-- start Record set --

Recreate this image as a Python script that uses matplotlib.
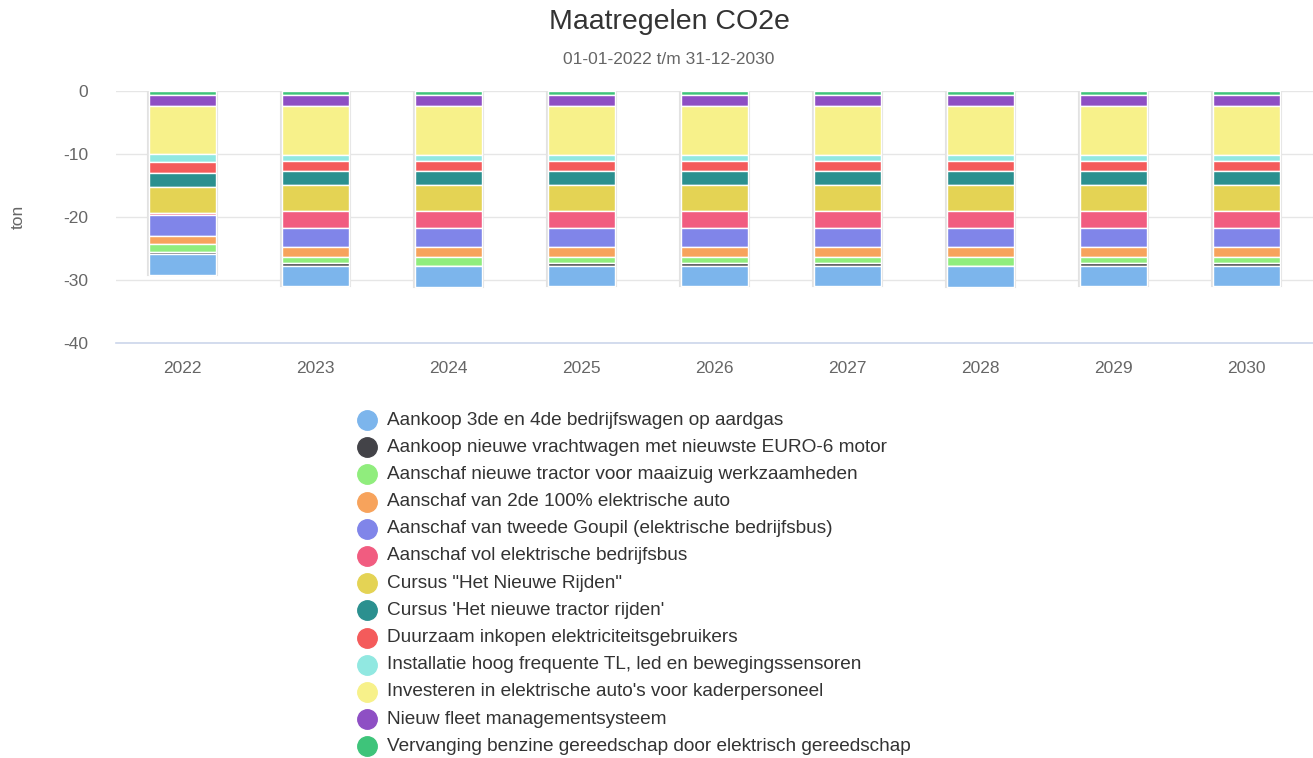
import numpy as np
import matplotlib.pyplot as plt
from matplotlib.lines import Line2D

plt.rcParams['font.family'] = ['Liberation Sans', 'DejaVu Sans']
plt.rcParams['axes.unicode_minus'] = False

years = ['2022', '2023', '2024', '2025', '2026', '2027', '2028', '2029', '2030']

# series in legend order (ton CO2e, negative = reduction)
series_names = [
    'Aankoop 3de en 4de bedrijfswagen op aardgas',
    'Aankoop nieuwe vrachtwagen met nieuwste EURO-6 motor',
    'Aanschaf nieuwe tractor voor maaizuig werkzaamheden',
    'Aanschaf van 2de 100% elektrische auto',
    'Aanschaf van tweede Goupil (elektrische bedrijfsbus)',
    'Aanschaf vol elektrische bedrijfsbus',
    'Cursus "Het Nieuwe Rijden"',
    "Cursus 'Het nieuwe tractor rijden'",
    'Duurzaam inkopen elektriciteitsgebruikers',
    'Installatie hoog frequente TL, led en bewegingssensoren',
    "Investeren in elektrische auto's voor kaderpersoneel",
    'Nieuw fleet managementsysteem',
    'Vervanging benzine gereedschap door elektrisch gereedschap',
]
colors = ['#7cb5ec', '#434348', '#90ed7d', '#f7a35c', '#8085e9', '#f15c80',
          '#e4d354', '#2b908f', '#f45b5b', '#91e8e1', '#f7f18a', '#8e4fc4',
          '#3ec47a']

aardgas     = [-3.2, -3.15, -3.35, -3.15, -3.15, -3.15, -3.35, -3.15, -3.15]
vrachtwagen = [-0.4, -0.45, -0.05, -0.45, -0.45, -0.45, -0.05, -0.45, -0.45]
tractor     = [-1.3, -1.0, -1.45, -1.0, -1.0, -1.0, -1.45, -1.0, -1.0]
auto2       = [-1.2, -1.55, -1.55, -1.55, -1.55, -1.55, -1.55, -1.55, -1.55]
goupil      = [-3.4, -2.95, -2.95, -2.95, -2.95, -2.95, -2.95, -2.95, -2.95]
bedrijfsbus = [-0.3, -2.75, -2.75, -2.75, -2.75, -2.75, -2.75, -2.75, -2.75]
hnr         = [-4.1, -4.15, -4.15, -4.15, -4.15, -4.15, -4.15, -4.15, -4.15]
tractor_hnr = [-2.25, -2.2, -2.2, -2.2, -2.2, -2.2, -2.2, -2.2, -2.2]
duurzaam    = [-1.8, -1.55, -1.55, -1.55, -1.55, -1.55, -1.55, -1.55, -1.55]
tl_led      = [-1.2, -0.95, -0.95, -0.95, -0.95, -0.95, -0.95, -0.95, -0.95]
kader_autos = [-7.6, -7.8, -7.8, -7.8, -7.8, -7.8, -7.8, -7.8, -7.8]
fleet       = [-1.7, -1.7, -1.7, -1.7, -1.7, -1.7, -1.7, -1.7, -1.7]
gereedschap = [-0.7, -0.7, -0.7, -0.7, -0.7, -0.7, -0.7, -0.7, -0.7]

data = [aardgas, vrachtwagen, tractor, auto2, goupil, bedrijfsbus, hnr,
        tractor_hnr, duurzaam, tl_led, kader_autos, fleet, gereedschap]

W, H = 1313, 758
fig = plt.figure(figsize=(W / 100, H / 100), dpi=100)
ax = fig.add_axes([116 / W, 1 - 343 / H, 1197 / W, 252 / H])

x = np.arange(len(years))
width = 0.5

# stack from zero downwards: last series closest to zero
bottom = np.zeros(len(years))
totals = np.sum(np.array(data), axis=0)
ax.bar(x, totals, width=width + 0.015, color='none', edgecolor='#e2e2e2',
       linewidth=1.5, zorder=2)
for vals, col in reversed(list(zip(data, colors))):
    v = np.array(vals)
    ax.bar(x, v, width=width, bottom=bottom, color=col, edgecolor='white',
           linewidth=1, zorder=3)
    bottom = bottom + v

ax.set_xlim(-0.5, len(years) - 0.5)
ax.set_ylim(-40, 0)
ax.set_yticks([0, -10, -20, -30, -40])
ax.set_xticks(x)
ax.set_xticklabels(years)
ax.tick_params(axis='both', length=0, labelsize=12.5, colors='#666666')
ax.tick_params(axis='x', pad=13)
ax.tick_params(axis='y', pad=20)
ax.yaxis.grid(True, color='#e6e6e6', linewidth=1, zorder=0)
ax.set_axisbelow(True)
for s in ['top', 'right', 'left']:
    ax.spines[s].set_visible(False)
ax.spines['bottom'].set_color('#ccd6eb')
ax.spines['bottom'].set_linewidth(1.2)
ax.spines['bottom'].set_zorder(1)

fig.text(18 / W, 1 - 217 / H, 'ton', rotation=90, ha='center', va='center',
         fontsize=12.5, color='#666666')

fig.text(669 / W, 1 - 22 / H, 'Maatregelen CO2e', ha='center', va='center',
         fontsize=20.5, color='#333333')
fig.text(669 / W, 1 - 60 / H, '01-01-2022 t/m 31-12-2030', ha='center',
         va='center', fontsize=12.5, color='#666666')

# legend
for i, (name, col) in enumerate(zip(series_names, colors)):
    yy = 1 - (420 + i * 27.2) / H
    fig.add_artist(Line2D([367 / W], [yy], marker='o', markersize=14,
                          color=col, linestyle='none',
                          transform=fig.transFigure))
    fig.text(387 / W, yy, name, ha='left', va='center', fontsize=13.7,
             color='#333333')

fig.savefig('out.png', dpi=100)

-- end Record set --
-- start Record set --

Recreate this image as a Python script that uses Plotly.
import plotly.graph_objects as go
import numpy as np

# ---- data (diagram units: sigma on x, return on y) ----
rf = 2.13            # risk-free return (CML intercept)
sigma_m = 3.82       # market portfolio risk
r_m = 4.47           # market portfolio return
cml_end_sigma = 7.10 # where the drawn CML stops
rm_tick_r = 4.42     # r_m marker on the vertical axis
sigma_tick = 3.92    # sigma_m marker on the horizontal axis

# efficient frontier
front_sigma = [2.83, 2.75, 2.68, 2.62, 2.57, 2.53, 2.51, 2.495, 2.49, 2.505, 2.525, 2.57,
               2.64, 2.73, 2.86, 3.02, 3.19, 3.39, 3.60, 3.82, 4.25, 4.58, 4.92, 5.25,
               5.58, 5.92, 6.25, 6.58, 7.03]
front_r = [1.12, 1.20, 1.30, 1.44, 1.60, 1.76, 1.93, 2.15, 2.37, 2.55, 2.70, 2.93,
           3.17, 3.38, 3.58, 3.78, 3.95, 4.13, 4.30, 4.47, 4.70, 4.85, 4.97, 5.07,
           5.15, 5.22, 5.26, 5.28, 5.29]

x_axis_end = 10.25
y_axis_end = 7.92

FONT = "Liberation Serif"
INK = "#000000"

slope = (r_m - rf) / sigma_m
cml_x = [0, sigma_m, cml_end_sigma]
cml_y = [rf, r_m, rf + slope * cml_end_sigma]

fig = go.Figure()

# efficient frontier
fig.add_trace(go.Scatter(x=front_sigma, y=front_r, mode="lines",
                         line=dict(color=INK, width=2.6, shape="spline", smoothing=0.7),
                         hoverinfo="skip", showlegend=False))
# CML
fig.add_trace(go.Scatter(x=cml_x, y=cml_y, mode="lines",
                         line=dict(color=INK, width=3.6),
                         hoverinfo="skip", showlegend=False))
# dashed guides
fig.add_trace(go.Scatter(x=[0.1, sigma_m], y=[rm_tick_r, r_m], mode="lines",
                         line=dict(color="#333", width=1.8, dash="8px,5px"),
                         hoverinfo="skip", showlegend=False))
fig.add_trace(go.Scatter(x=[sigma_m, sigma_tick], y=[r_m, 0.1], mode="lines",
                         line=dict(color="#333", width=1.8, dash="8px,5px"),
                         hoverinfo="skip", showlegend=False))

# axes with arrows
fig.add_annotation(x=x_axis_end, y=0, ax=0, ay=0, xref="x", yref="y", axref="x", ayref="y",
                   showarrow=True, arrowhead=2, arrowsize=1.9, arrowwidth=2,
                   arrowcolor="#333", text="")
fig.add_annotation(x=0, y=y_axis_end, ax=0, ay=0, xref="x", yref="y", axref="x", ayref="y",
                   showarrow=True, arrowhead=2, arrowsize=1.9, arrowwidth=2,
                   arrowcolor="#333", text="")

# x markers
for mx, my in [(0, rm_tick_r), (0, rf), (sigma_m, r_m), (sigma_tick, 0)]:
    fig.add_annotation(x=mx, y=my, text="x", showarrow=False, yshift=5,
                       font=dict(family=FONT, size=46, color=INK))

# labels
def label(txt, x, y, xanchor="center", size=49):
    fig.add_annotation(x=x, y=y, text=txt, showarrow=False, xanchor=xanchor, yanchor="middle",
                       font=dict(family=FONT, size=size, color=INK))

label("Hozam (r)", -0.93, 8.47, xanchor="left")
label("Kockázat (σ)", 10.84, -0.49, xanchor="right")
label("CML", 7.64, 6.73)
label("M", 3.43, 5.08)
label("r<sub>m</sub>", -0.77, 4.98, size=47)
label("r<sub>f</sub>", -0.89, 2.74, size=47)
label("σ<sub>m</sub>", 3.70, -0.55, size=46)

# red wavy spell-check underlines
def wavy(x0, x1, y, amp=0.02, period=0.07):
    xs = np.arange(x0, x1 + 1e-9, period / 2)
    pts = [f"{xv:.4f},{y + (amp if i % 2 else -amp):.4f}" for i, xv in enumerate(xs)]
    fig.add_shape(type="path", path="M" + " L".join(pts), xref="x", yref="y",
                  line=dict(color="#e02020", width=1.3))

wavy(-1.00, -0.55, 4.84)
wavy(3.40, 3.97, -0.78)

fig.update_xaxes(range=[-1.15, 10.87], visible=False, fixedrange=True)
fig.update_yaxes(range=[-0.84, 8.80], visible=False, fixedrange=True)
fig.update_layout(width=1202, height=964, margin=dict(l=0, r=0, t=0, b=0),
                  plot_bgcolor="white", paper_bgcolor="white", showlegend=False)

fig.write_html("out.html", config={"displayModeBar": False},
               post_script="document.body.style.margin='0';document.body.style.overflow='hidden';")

-- end Record set --

Work to be completed
Return exactly the lines from the one with "Recreate this image as a Python script that uses matplotlib." to the one with "plt.rcParams['axes.unicode_minus'] = False", both ends kept, and only those. Images are left out.

Task result
Recreate this image as a Python script that uses matplotlib.
import numpy as np
import matplotlib.pyplot as plt
from matplotlib.lines import Line2D

plt.rcParams['font.family'] = ['Liberation Sans', 'DejaVu Sans']
plt.rcParams['axes.unicode_minus'] = False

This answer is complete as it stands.